Parmi les nombreuses réflexions que fait Marc-Aurèle, il y en a une qu'on trouve particulièrement intéressante, car elle recoupe beaucoup de choses qu'on a dit dans la série d’articles sur
la théorie du cadre.
« Tout ce que je suis, c’est une chair avec un souffle et un principe directeur »
Marc Aurèle est persuadé qu’il faut consacrer sa vie à ce qu’il nomme un « principe directeur ». Une mission
tellement importante que la moindre de nos actions doit lui bénéficier.
Il est étonnant de découvrir que les hommes menaient déjà une réflexion intense sur ce que on appelle aujourd’hui les « outils mentaux » il y a 2000 ans. Ainsi Marc Aurèle cherchait déjà à se construire un cadre fort autour de son principe directeur:
« N’use point la part de vie qui te reste à te faire des idées sur ce que font les autres […] car tu te prive ainsi d’une autre tâche […] l’attention que tu dois à ton principe directeur »
« Il te reste en troisième lieu, le principe directeur […] ne permet plus qu’il soit esclave, qu’il soit encore comme tiré par les fils d’une égoïste impulsion, ni qu’il s’aigrisse contre son sort actuel ».
Les stoïques avaient bien assimilé l’importance de prendre le contrôle sur ses propres pensées et de déterminer
d’où nous viennent nos émotions.
Marc Aurèle se fait ainsi un champion du « mindset ». Il cherche à comprendre les mécanisme de son « âme » pour en
prendre le contrôle et la dédier à son principe directeur.
L’art du stoïcisme
Les stoïques se seraient probablement plu sur ce site. Ils cherchent à réduire leurs réponses émotionnelles par rapport au monde qui les entoure dans le but de se consacrer à leurs tâches avec un esprit clair,
centré sur la raison.
Pour arriver à cet état d’esprit, Marc Aurèle s’appuie sur une philosophie de « dénigrement de la mort ». La mort n’est pour lui que
la perte de l’instant présent puisque le passé ne nous appartient déjà plus et que l’avenir est incertain.

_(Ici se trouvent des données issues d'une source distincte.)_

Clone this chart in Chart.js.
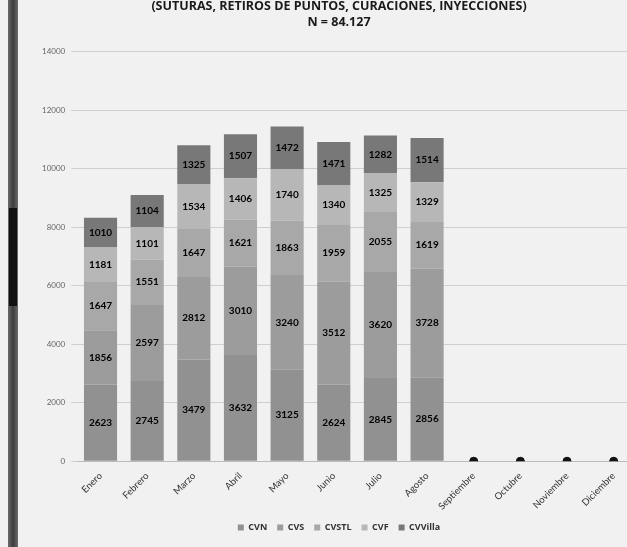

Hors, cette perte est la même, que l’on meure à 15 ans ou à 95 ans. Il n’y a donc plus lieu de s’inquiéter des maladies ou des guerres, ce qui aide à
rester stoïque.
malgré cela, Marc Aurèle prend conscience de la
brièveté de la vie, et plus encore, de la brièveté de la raison (qui nous quitte bien souvent avant la vie).
D’où l’urgence qu’il y a à se consacrer à son principe directeur.
Sur la Procrastination
Bien sûr, il serait dommage de ne pas parler de
procrastination alors que Marc Aurèle s’y intéresse de près:
« Rappelle toi depuis combien de temps tu remets à plus tard et combien de fois, ayant reçu des dieux des occasions de t’acquitter, tu ne les as pas mises à profit. »

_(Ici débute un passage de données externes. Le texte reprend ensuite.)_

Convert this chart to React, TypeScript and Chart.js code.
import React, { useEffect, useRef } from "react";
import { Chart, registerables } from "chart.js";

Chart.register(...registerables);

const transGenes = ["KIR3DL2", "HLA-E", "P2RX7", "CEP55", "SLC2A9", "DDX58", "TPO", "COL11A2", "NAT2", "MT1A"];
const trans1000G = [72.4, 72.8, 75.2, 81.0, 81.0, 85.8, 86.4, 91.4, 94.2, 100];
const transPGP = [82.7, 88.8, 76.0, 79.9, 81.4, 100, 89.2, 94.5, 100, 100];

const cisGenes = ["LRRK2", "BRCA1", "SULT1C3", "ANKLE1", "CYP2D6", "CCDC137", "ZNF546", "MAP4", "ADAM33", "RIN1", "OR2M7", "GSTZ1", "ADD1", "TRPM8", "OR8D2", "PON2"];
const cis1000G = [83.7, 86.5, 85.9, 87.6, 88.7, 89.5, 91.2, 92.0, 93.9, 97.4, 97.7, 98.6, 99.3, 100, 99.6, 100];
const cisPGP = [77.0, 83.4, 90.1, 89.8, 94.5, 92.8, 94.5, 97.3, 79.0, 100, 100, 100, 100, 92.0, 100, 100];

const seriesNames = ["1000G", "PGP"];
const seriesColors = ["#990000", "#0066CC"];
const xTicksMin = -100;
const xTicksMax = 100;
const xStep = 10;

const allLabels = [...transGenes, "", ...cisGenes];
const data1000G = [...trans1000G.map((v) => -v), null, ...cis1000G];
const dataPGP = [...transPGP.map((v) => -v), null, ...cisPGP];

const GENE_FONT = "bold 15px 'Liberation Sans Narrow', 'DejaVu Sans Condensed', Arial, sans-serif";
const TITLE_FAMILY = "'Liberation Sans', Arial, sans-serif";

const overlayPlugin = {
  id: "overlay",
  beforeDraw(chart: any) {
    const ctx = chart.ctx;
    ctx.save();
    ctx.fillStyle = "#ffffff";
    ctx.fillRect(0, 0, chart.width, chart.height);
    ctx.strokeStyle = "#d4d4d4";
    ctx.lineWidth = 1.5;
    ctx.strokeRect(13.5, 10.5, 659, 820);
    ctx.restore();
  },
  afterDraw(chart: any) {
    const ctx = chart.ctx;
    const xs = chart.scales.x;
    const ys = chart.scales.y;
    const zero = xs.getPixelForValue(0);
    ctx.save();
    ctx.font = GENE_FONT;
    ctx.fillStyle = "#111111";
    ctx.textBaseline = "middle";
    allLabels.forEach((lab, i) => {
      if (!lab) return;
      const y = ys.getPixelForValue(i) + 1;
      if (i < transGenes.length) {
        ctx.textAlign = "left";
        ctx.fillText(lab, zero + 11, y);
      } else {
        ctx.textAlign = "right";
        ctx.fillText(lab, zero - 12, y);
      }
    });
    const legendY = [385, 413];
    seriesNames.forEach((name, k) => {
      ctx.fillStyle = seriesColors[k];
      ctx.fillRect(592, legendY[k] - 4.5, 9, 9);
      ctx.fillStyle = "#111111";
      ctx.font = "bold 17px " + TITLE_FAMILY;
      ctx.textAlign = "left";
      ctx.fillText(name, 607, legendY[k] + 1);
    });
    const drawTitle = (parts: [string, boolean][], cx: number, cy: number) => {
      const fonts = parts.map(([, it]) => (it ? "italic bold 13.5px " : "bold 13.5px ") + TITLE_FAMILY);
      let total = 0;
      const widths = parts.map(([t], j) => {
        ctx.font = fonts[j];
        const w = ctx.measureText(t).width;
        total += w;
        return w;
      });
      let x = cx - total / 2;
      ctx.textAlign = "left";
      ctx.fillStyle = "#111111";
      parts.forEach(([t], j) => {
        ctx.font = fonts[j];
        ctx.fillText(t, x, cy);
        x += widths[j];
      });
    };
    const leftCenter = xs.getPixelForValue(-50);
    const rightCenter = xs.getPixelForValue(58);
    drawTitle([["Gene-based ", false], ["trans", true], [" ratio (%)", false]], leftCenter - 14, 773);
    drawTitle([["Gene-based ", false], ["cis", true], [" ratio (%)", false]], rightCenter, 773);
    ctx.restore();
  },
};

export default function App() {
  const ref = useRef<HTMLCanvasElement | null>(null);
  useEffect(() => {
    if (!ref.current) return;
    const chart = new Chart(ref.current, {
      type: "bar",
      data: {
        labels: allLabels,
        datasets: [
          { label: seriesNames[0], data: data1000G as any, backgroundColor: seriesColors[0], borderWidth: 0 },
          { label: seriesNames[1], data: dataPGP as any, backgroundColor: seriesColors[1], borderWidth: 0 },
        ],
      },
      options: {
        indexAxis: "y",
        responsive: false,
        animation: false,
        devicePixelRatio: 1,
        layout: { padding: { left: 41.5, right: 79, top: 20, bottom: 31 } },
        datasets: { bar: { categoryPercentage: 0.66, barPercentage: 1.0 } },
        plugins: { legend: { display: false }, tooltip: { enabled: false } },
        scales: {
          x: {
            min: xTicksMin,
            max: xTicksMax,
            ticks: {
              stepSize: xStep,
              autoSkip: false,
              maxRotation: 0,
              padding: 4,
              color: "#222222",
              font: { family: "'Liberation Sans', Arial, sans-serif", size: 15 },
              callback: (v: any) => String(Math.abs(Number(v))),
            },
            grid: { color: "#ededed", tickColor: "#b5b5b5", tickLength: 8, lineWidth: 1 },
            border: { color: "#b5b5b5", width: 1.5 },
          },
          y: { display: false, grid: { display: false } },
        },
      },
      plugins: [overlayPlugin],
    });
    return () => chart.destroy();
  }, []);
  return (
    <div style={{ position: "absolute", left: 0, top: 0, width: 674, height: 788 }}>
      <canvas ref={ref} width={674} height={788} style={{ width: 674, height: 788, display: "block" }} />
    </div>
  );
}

La procrastination concerne ici tout acte qui n’est pas dédié au principe directeur. De ce point de vue, on pourrait presque considérer l’entièreté du stoïcisme comme
une méthode de lutte contre la procrastination:
La prise de conscience de la brièveté de la vie, le mépris pour « les mouvements de l’âme », et la concentration sur un principe directeur sont des l
eviers puissants pour se mettre en action.

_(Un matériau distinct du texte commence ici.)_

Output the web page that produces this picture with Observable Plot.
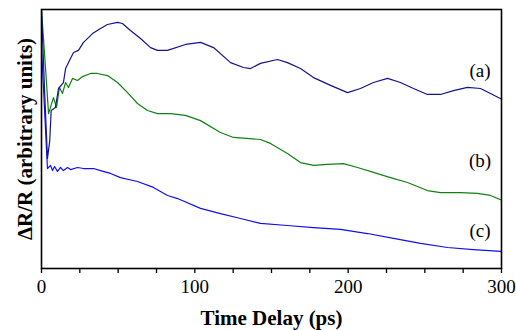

La lutte contre la procrastination (même si elle ne portait pas ce nom) était donc déjà une préoccupation des hommes voilà 2000 ans. Et l’homme le plus puissant de son époque en faisait même une priorité. Les temps ont finalement peu changé.
Le Stoïcisme est une philosophie formidable lorsque l’on s’intéresse au Mindset. Tout ce qui à pu être dit sur ce sujet était déjà pressenti par des hommes comme Marc Aurèle.
De la à dire qu’il n’y a rien de neuf sous le soleil, il y a un pas qu'on ne franchira pas.
Au contraire la psychologie et les neurosciences nous donnent de
nouveaux outils pour comprendre « les mouvements de l’âme » et se concentrer sur son principe directeur.